In the process, I'm manually installing everything that's needed to run gdb
with all the debug info. If it ends up working eventually, then I can tag this as an image for a future set of CI debug jobs.
I tried a little bit to find a way to spawn a CI job on failure of a previous job, but I couldn't find a way to do that. In the meantime, I can make a "catch-all" debug job at the end that is manually triggered, that any core dumps in the artifacts and somehow runs gdb
on it. Might be a little tricky to design elegantly.
Current gdb output
[root@b2e8fdfed4d5 Ph2_ACF]# gdb ./bin/ot_module_test ci_tools/core
GNU gdb (GDB) Red Hat Enterprise Linux 7.6.1-120.el7
Copyright (C) 2013 Free Software Foundation, Inc.
License GPLv3+: GNU GPL version 3 or later <http://gnu.org/licenses/gpl.html>
This is free software: you are free to change and redistribute it.
There is NO WARRANTY, to the extent permitted by law. Type "show copying"
and "show warranty" for details.
This GDB was configured as "x86_64-redhat-linux-gnu".
For bug reporting instructions, please see:
<http://www.gnu.org/software/gdb/bugs/>...
Reading symbols from /Users/leejr/cernbox/Work/Ph2_ACF/bin/ot_module_test...done.
[New LWP 43]
[New LWP 66]
[New LWP 65]
[New LWP 69]
[New LWP 71]
[New LWP 72]
[New LWP 68]
[New LWP 67]
warning: .dynamic section for "/lib64/libzstd.so.1" is not at the expected address (wrong library or version mismatch?)

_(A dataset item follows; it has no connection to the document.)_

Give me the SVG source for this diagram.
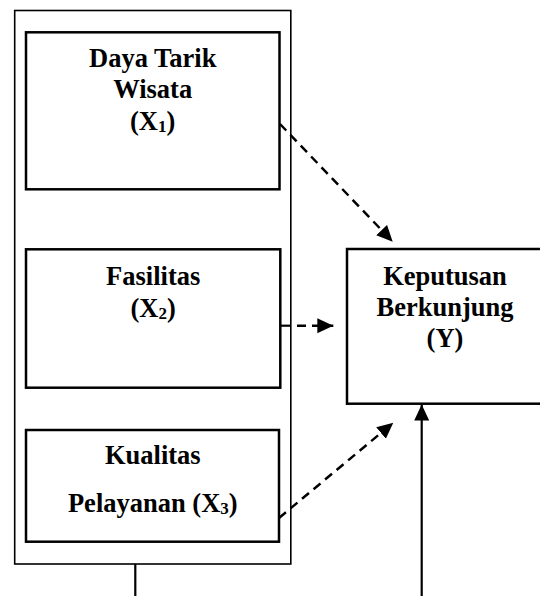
<svg xmlns="http://www.w3.org/2000/svg" width="540" height="596" viewBox="0 0 540 596">
<style>
.box{fill:#fff;stroke:#000;stroke-width:2.5}
.outer{fill:#fff;stroke:#000;stroke-width:1.6}
.t{font-family:"Liberation Serif","Times New Roman",serif;font-weight:bold;font-size:26.5px;fill:#000;text-anchor:middle}
.sub{font-size:17px}
.dash{stroke:#000;stroke-width:2.5;stroke-dasharray:9 6;fill:none}
.solid{stroke:#000;stroke-width:2.2;fill:none}
</style>
<defs>
<marker id="ah" markerUnits="userSpaceOnUse" markerWidth="18" markerHeight="16" refX="16" refY="7.5" orient="auto">
<path d="M0,0 L16,7.5 L0,15 Z" fill="#000"/>
</marker>
</defs>
<rect id="outer" class="outer" x="14.7" y="10.5" width="276.1" height="553.5"/>
<g id="x1">
<rect class="box" x="26" y="32.3" width="253.5" height="157"/>
<text class="t" x="152.7" y="67">Daya Tarik</text>
<text class="t" x="152.7" y="98">Wisata</text>
<text class="t" x="152.7" y="130">(X<tspan class="sub" dy="2">1</tspan><tspan dy="-2">)</tspan></text>
</g>
<g id="x2">
<rect class="box" x="26" y="249.3" width="254.3" height="138.4"/>
<text class="t" x="153.2" y="285">Fasilitas</text>
<text class="t" x="153.2" y="317">(X<tspan class="sub" dy="2">2</tspan><tspan dy="-2">)</tspan></text>
</g>
<g id="x3">
<rect class="box" x="26" y="430" width="253" height="111.7"/>
<text class="t" x="152.8" y="464">Kualitas</text>
<text class="t" x="152.8" y="512">Pelayanan (X<tspan class="sub" dy="2">3</tspan><tspan dy="-2">)</tspan></text>
</g>
<g id="y">
<rect class="box" x="347" y="249" width="200" height="154.7"/>
<text class="t" x="445" y="285">Keputusan</text>
<text class="t" x="445" y="316">Berkunjung</text>
<text class="t" x="445" y="347">(Y)</text>
</g>
<g id="connectors">
<line class="dash" x1="280" y1="124" x2="392.7" y2="241.7" marker-end="url(#ah)"/>
<line class="solid" x1="280.3" y1="325.7" x2="291" y2="325.7"/>
<line class="dash" x1="297" y1="325.7" x2="333.3" y2="325.7" marker-end="url(#ah)"/>
<line class="dash" x1="279" y1="518" x2="393.3" y2="422.7" marker-end="url(#ah)"/>
<line class="solid" x1="135.3" y1="564" x2="135.3" y2="596"/>
<line class="solid" x1="421.7" y1="596" x2="421.7" y2="404.5" marker-end="url(#ah)"/>
</g>
</svg>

warning: .dynamic section for "/usr/lib64/root/libCling.so" is not at the expected address (wrong library or version mismatch?)
warning: Could not load shared library symbols for 16 libraries, e.g. /usr/lib64/root/libCore.so.6.22.
Use the "info sharedlibrary" command to see the complete listing.
Do you need "set solib-search-path" or "set sysroot"?
[Thread debugging using libthread_db enabled]
Using host libthread_db library "/lib64/libthread_db.so.1".
warning: the debug information found in "/usr/lib/debug//lib64/libfcgi.so.0.0.0.debug" does not match "/lib64/libfcgi.so.0" (CRC mismatch).
warning: the debug information found in "/usr/lib/debug/usr/lib64/libfcgi.so.0.0.0.debug" does not match "/lib64/libfcgi.so.0" (CRC mismatch).
warning: the debug information found in "/usr/lib/debug//usr/lib64/libfcgi.so.0.0.0.debug" does not match "/lib64/libfcgi.so.0" (CRC mismatch).
warning: the debug information found in "/usr/lib/debug/usr/lib64//libfcgi.so.0.0.0.debug" does not match "/lib64/libfcgi.so.0" (CRC mismatch).
Missing separate debuginfo for /lib64/libfcgi.so.0
Try: yum --enablerepo='*debug*' install /usr/lib/debug/.build-id/ae/6d9bf706f55071c560ded21cfe1294ebbf595f.debug
Core was generated by `ot_module_test -f CMS2S.xml -t -m -a -b --reconfigure'.
Program terminated with signal 6, Aborted.
#0 0x00007fa5d8b69387 in __GI_raise (sig=sig@entry=6) at ../nptl/sysdeps/unix/sysv/linux/raise.c:55
55 return INLINE_SYSCALL (tgkill, 3, pid, selftid, sig);
(gdb) quit